Flournoy, as expected for a likely Cabinet nominee, declined to speak for this piece. But on a podcast with McChrystal, Flournoy recently reflected on the Afghanistan surge, the weight of life-or-death decision-making, and what she learned from the experience.
“Had I to do this again, I would have asked the question: Under what conditions has counterinsurgency succeeded and not succeeded?” Flournoy said. “How do we assess the Afghan situation relative to those historical cases? Because I think we went in believing we had a different kind of partner in the Afghan government than we actually did, and I think that was a sort of critical vulnerability in the approach, in hindsight. But I think, had you had a historian at the table, maybe we would have sort of talked that through or had that insight, and I’ll speak for myself, I didn’t have that insight until we were in the middle of it, learning the hard way.”
AEI’s Schake says it’s unfair to blame the failures of the Afghanistan war on Flournoy. “Responsibility for the mistakes of Afghanistan war policy rest predominantly outside DOD—with the White House across three administrations, and with agencies that didn’t make possible a ‘whole of government’ effort,” she said. “I think the right public standard for ‘reckoning’ is whether they were acting in good faith, which Michele Flournoy absolutely does.”

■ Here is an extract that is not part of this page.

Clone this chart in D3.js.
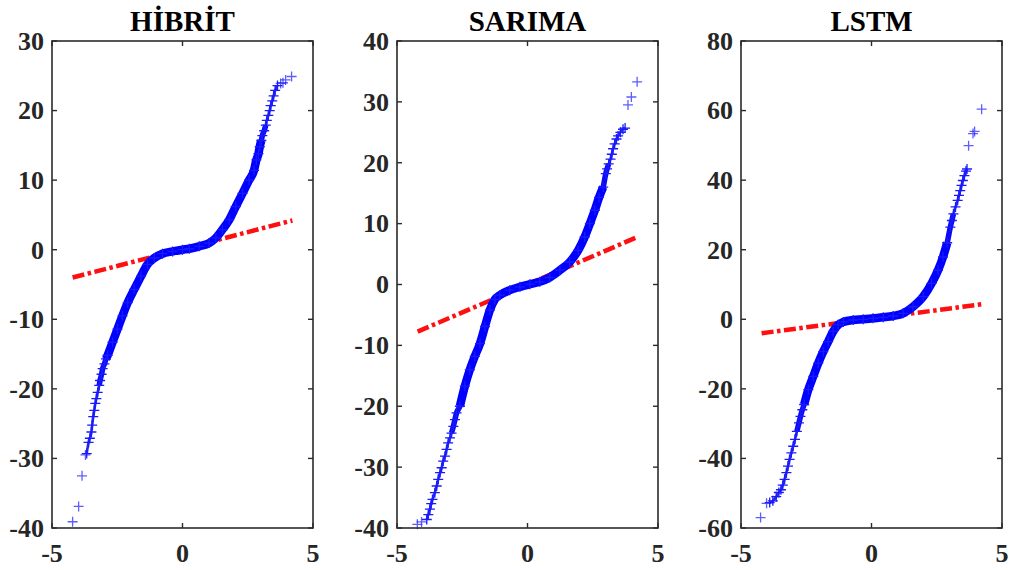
<!DOCTYPE html>
<html>
<head>
<meta charset="utf-8">
<script src="https://cdn.jsdelivr.net/npm/d3@7"></script>
<style>
  html, body { margin: 0; padding: 0; background: #fff; }
  svg { display: block; }
</style>
</head>
<body>
<svg id="chart" width="1011" height="570"></svg>
<script>
// Panel titles and tick values
const titles = ["HİBRİT", "SARIMA", "LSTM"];
const xTickValues = [-5, 0, 5];
const hibritYTicks = [-40, -30, -20, -10, 0, 10, 20, 30];
const sarimaYTicks = [-40, -30, -20, -10, 0, 10, 20, 30, 40];
const lstmYTicks = [-60, -40, -20, 0, 20, 40, 60, 80];

// Normal-probability plot points: theoretical quantile (Q) vs. residual quantile (V)
const hibritQ = [-4.21, -3.98, -3.85, -3.72, -3.67, -3.60, -3.55, -3.49, -3.46, -3.42, -3.38, -3.34, -3.30, -3.25, -3.19, -3.16, -3.10, -3.06, -2.99, -2.93,
  -2.87, -2.68, -2.49, -2.30, -2.10, -1.85, -1.59, -1.34, -1.08, -0.77, -0.38, 0.00, 0.26, 0.64, 1.02, 1.28, 1.53, 1.79, 2.04, 2.30, 2.55, 2.74,
  2.83, 2.91, 2.96, 3.02, 3.06, 3.13, 3.19, 3.23, 3.29, 3.34, 3.38, 3.44, 3.49, 3.55, 3.64, 3.76, 3.85, 3.95, 4.18];
const hibritV = [-39.1, -36.9, -32.5, -29.5, -29.3, -27.7, -27.1, -26.2, -25.2, -24.0, -23.1, -22.1, -21.4, -20.5, -19.5, -18.8, -17.9, -17.1, -16.4, -15.7,
  -15.2, -13.3, -11.4, -9.5, -7.6, -5.7, -3.8, -2.1, -1.19, -0.57, -0.24, 0.0, 0.14, 0.48, 0.95, 1.7, 2.9, 4.3, 6.2, 8.1, 10.0, 11.4,
  12.9, 13.8, 14.8, 15.7, 16.4, 17.1, 17.9, 18.6, 19.3, 20.0, 20.7, 21.4, 22.1, 22.9, 23.6, 23.9, 24.0, 24.4, 24.9];

const sarimaQ = [-4.22, -4.06, -3.86, -3.80, -3.74, -3.69, -3.64, -3.55, -3.48, -3.42, -3.35, -3.29, -3.23, -3.16, -3.10, -3.04, -2.97, -2.91, -2.84, -2.78, -2.72,
  -2.59, -2.40, -2.21, -2.02, -1.82, -1.63, -1.44, -1.25, -1.06, -0.68, -0.29, 0.09, 0.47, 0.85, 1.24, 1.62, 1.94, 2.19, 2.39, 2.58, 2.74, 2.90,
  3.00, 3.05, 3.11, 3.18, 3.23, 3.28, 3.34, 3.41, 3.47, 3.56, 3.66, 3.74, 3.85, 3.98, 4.20];
const sarimaV = [-39.4, -39.0, -38.6, -37.8, -36.9, -36.0, -35.3, -34.2, -33.1, -32.0, -30.9, -30.1, -29.0, -28.2, -27.1, -26.0, -25.2, -24.4, -23.3, -22.2, -21.1,
  -20.0, -16.7, -14.0, -11.8, -9.7, -6.9, -4.2, -2.45, -1.75, -0.93, -0.38, 0.05, 0.44, 1.15, 2.35, 3.7, 5.6, 7.8, 10.0, 12.2, 14.3, 16.0,
  18.2, 19.0, 19.8, 20.6, 21.4, 22.3, 23.1, 23.9, 24.4, 25.0, 25.5, 25.7, 29.5, 30.8, 33.3];

const lstmQ = [-4.25, -4.02, -3.90, -3.78, -3.65, -3.55, -3.47, -3.40, -3.33, -3.26, -3.20, -3.14, -3.07, -3.00, -2.93, -2.86, -2.78, -2.72, -2.65,
  -2.58, -2.42, -2.23, -2.04, -1.85, -1.66, -1.47, -1.28, -1.08, -0.70, -0.32, 0.06, 0.45, 0.83, 1.21, 1.59, 1.98, 2.30, 2.55, 2.74, 2.90,
  3.02, 3.08, 3.14, 3.22, 3.30, 3.35, 3.40, 3.45, 3.50, 3.56, 3.62, 3.66, 3.72, 3.89, 3.95, 4.22];
const lstmV = [-57.0, -52.9, -52.7, -52.2, -51.0, -49.8, -49.0, -47.7, -46.0, -44.1, -42.2, -40.3, -38.4, -36.5, -34.5, -32.2, -29.8, -27.9, -26.0,
  -24.5, -20.2, -16.4, -12.6, -9.3, -6.4, -3.5, -1.6, -0.76, -0.2, 0.0, 0.29, 0.57, 0.95, 1.7, 3.6, 6.5, 10.3, 14.1, 17.9, 22.0,
  26.5, 28.4, 30.3, 32.3, 34.2, 35.6, 37.0, 38.5, 39.9, 41.3, 42.6, 43.2, 49.9, 53.4, 54.0, 60.4];

// Reference (quartile) line end points
const refX = [-4.21, 4.21];
const hibritRefY = [-4.0, 4.2];
const sarimaRefY = [-7.75, 7.8];
const lstmRefY = [-4.0, 4.3];

// solid: markers merge into a full band; taper: band thins out; stack: markers form a stacked column
const panels = [
  { title: titles[0], q: hibritQ, v: hibritV, refY: hibritRefY, yTicks: hibritYTicks, left: 52,
    solid: [-2.95, 3.02], taper: [-3.2, 3.2], stack: [-3.7, 3.7] },
  { title: titles[1], q: sarimaQ, v: sarimaV, refY: sarimaRefY, yTicks: sarimaYTicks, left: 397,
    solid: [-2.62, 2.95], taper: [-2.92, 3.15], stack: [-3.9, 3.8] },
  { title: titles[2], q: lstmQ, v: lstmV, refY: lstmRefY, yTicks: lstmYTicks, left: 741,
    solid: [-2.6, 3.0], taper: [-2.9, 3.2], stack: [-3.9, 3.7] }
];

const svg = d3.select("#chart");
const plotW = 261, plotTop = 41, plotBottom = 528;
const axisColor = "#2b2b2b";
const fontFamily = "'Liberation Serif', 'Times New Roman', serif";
const tickLen = 5;

panels.forEach(p => {
  const x = d3.scaleLinear().domain([-5, 5]).range([p.left, p.left + plotW]);
  const y = d3.scaleLinear().domain(d3.extent(p.yTicks)).range([plotBottom, plotTop]);
  const g = svg.append("g");
  const pts = p.q.map((q, i) => ({ q, v: p.v[i] }));
  const inRange = r => d => d.q >= r[0] && d.q <= r[1];
  const line = d3.line().x(d => x(d.q)).y(d => y(d.v)).curve(d3.curveMonotoneX);

  // Reference line (dash-dot)
  g.append("line")
    .attr("x1", x(refX[0])).attr("y1", y(p.refY[0]))
    .attr("x2", x(refX[1])).attr("y2", y(p.refY[1]))
    .attr("stroke", "#ff1010")
    .attr("stroke-width", 4.5)
    .attr("stroke-dasharray", "12,3.5,3.5,3.5");

  // Band layers: stacked column, tapering band, full band
  [[p.stack, 2.6, "#2a2ae0"], [p.taper, 5.5, "#0a0af5"], [p.solid, 8.5, "#0000ff"]].forEach(([r, w, c]) => {
    g.append("path")
      .datum(pts.filter(inRange(r)))
      .attr("fill", "none")
      .attr("stroke", c)
      .attr("stroke-width", w)
      .attr("stroke-linecap", "butt")
      .attr("stroke-linejoin", "round")
      .attr("d", line);
  });

  // "+" markers
  const m = 5;
  g.append("g").selectAll("path.mk")
    .data(pts)
    .join("path")
    .attr("class", "mk")
    .attr("fill", "none")
    .attr("stroke", "#1a1aff")
    .attr("stroke-width", 1.3)
    .attr("stroke-opacity", d => inRange(p.stack)(d) ? 1 : 0.7)
    .attr("d", d => {
      const cx = x(d.q), cy = y(d.v);
      return `M${cx - m},${cy}H${cx + m}M${cx},${cy - m}V${cy + m}`;
    });

  // Axes box
  g.append("rect")
    .attr("x", p.left).attr("y", plotTop)
    .attr("width", plotW).attr("height", plotBottom - plotTop)
    .attr("fill", "none")
    .attr("stroke", axisColor)
    .attr("stroke-width", 1.6);

  // Inward ticks on all four sides
  const tg = g.append("g").attr("stroke", axisColor).attr("stroke-width", 1.4);
  p.yTicks.forEach(t => {
    tg.append("line").attr("x1", p.left).attr("x2", p.left + tickLen).attr("y1", y(t)).attr("y2", y(t));
    tg.append("line").attr("x1", p.left + plotW).attr("x2", p.left + plotW - tickLen).attr("y1", y(t)).attr("y2", y(t));
  });
  xTickValues.forEach(t => {
    tg.append("line").attr("x1", x(t)).attr("x2", x(t)).attr("y1", plotBottom).attr("y2", plotBottom - tickLen);
    tg.append("line").attr("x1", x(t)).attr("x2", x(t)).attr("y1", plotTop).attr("y2", plotTop + tickLen);
  });

  // Tick labels
  g.append("g").selectAll("text.yl")
    .data(p.yTicks)
    .join("text")
    .attr("class", "yl")
    .attr("x", p.left - 8)
    .attr("y", d => y(d))
    .attr("dy", "0.34em")
    .attr("text-anchor", "end")
    .attr("font-family", fontFamily)
    .attr("font-weight", "bold")
    .attr("font-size", 26)
    .attr("fill", "#262626")
    .text(d => d);

  g.append("g").selectAll("text.xl")
    .data(xTickValues)
    .join("text")
    .attr("class", "xl")
    .attr("x", d => x(d))
    .attr("y", 562)
    .attr("text-anchor", "middle")
    .attr("font-family", fontFamily)
    .attr("font-weight", "bold")
    .attr("font-size", 26)
    .attr("fill", "#262626")
    .text(d => d);

  // Title
  g.append("text")
    .attr("x", p.left + plotW / 2)
    .attr("y", 31)
    .attr("text-anchor", "middle")
    .attr("font-family", fontFamily)
    .attr("font-weight", "bold")
    .attr("font-size", 29)
    .attr("fill", "#000")
    .text(p.title);
});
</script>
</body>
</html>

Musing on McChrystal’s podcast about leadership lessons from the Obama-era Afghanistan debate, Flournoy reflected, “People get very attached the more they put into something, the greater the sunk costs, the more they cling to a course of action. One of the first things you learn in business school is do not make decisions based on sunk costs. But it’s really, really hard, particularly in a case where you’ve put real people’s lives on the line, there’s serious sacrifice that have been made, to take new information and change that strategy. But I think the best decision-makers do make those adjustments.”
How progressives react to a Flournoy Pentagon depends in no small part on whether she applies that insight to ending the Forever War.